>> start

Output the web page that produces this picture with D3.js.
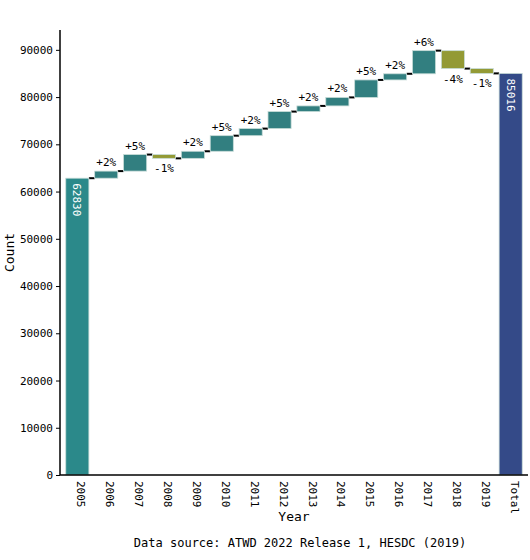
<!DOCTYPE html>
<html>
<head>
<meta charset="utf-8">
<script src="https://cdn.jsdelivr.net/npm/d3@7"></script>
<style>
  body { margin: 0; background: white; }
  text { font-family: "DejaVu Sans Mono", monospace; }
</style>
</head>
<body>
<svg width="530" height="560"></svg>
<script>
// Data
const years = ["2005", "2006", "2007", "2008", "2009", "2010", "2011", "2012",
    "2013", "2014", "2015", "2016", "2017", "2018", "2019", "Total"]
const start_value = 62830
const changes = [1500, 3500, -800, 1500, 3300, 1500, 3600, 1200, 1800, 3700, 1300, 4900, -3800, -1014]
const y_ticks = [0, 10000, 20000, 30000, 40000, 50000, 60000, 70000, 80000, 90000]

const width = 530, height = 560
const margin = { top: 30, right: 2, bottom: 85, left: 60 }

// Build the steps
const steps = []
let running = start_value
steps.push({ year: years[0], y0: 0, y1: start_value, kind: "start" })
changes.forEach(function(c, i) {
    steps.push({ year: years[i + 1], y0: running, y1: running + c, kind: c >= 0 ? "up" : "down",
        pct: Math.round(c / running * 100) })
    running += c
})
steps.push({ year: "Total", y0: 0, y1: running, kind: "total" })

const colors = { start: "#2b898a", up: "#327f80", down: "#939a35", total: "#344a88" }

const svg = d3.select("svg")

const x = d3.scaleBand()
    .domain(years)
    .range([margin.left, width - margin.right])
    .padding(0.2)

const y = d3.scaleLinear()
    .domain([0, 94200])
    .range([height - margin.bottom, margin.top])

// Connectors
svg.append("g").selectAll("line")
    .data(steps.slice(0, -1))
    .enter()
    .append("line")
    .attr("x1", d => x(d.year) + x.bandwidth())
    .attr("x2", (d, i) => x(steps[i + 1].year))
    .attr("y1", d => y(d.y1))
    .attr("y2", d => y(d.y1))
    .style("stroke", "black")
    .style("stroke-width", 2)

// Bars
svg.append("g").selectAll("rect")
    .data(steps)
    .enter()
    .append("rect")
    .attr("x", d => x(d.year))
    .attr("width", x.bandwidth())
    .attr("y", d => y(Math.max(d.y0, d.y1)))
    .attr("height", d => Math.abs(y(d.y0) - y(d.y1)))
    .attr("fill", d => colors[d.kind])
    .style("stroke", "#c8dcd8")
    .style("stroke-width", 0.8)

// Percentage labels
svg.append("g").selectAll("text")
    .data(steps.filter(d => d.kind == "up" || d.kind == "down"))
    .enter()
    .append("text")
    .attr("x", d => x(d.year) + x.bandwidth() / 2)
    .attr("y", d => d.kind == "up" ? y(d.y1) - 5 : y(d.y1) + 14)
    .attr("text-anchor", "middle")
    .attr("font-size", "11px")
    .text(d => (d.pct >= 0 ? "+" : "") + d.pct + "%")

// Value labels inside first and total bars
svg.append("g").selectAll("text")
    .data(steps.filter(d => d.kind == "start" || d.kind == "total"))
    .enter()
    .append("text")
    .attr("transform", d => "translate(" + (x(d.year) + x.bandwidth() / 2 - 4) + "," + (y(d.y1) + 5) + ") rotate(90)")
    .attr("fill", "white")
    .attr("font-size", "11px")
    .text(d => String(d.y1).replace(/0/g, "0"))

// Axes
const y_axis = svg.append("g")
    .attr("transform", "translate(" + margin.left + ",0)")
    .call(d3.axisLeft(y).tickValues(y_ticks).tickSize(4).tickFormat(d3.format("d")))
y_axis.selectAll("text").attr("font-size", "11px").attr("font-family", "DejaVu Sans Mono")
y_axis.select(".domain").attr("d", "M0," + margin.top + "V" + (height - margin.bottom)).style("stroke-width", 1.5)

const x_axis = svg.append("g")
    .attr("transform", "translate(0," + (height - margin.bottom) + ")")
    .call(d3.axisBottom(x).tickSize(0))
x_axis.select(".domain").attr("d", "M" + margin.left + ",0H" + (width - margin.right)).style("stroke-width", 1.5)
x_axis.selectAll("text")
    .attr("font-size", "11px")
    .attr("font-family", "DejaVu Sans Mono")
    .attr("transform", "rotate(90)")
    .attr("x", 6)
    .attr("y", -4)
    .attr("dy", "0.35em")
    .style("text-anchor", "start")

// Axis titles
svg.append("text")
    .attr("transform", "translate(14," + ((margin.top + height - margin.bottom) / 2) + ") rotate(-90)")
    .attr("text-anchor", "middle")
    .attr("font-size", "13px")
    .text("Count")

svg.append("text")
    .attr("x", (margin.left + width - margin.right) / 2)
    .attr("y", 521)
    .attr("text-anchor", "middle")
    .attr("font-size", "13px")
    .text("Year")

svg.append("text")
    .attr("x", 300)
    .attr("y", 547)
    .attr("text-anchor", "middle")
    .attr("font-size", "12px")
    .text("Data source: ATWD 2022 Release 1, HESDC (2019)")
</script>
</body>
</html>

>> end

→ THE REQUEST:
Write out an exact copy of the listing, first line through the line containing "- margin.bottom, margin.top])", with the pictures left out.

→ CORRECT RESULT:
Output the web page that produces this picture with D3.js.
<!DOCTYPE html>
<html>
<head>
<meta charset="utf-8">
<script src="https://cdn.jsdelivr.net/npm/d3@7"></script>
<style>
  body { margin: 0; background: white; }
  text { font-family: "DejaVu Sans Mono", monospace; }
</style>
</head>
<body>
<svg width="530" height="560"></svg>
<script>
// Data
const years = ["2005", "2006", "2007", "2008", "2009", "2010", "2011", "2012",
    "2013", "2014", "2015", "2016", "2017", "2018", "2019", "Total"]
const start_value = 62830
const changes = [1500, 3500, -800, 1500, 3300, 1500, 3600, 1200, 1800, 3700, 1300, 4900, -3800, -1014]
const y_ticks = [0, 10000, 20000, 30000, 40000, 50000, 60000, 70000, 80000, 90000]

const width = 530, height = 560
const margin = { top: 30, right: 2, bottom: 85, left: 60 }

// Build the steps
const steps = []
let running = start_value
steps.push({ year: years[0], y0: 0, y1: start_value, kind: "start" })
changes.forEach(function(c, i) {
    steps.push({ year: years[i + 1], y0: running, y1: running + c, kind: c >= 0 ? "up" : "down",
        pct: Math.round(c / running * 100) })
    running += c
})
steps.push({ year: "Total", y0: 0, y1: running, kind: "total" })

const colors = { start: "#2b898a", up: "#327f80", down: "#939a35", total: "#344a88" }

const svg = d3.select("svg")

const x = d3.scaleBand()
    .domain(years)
    .range([margin.left, width - margin.right])
    .padding(0.2)

const y = d3.scaleLinear()
    .domain([0, 94200])
    .range([height - margin.bottom, margin.top])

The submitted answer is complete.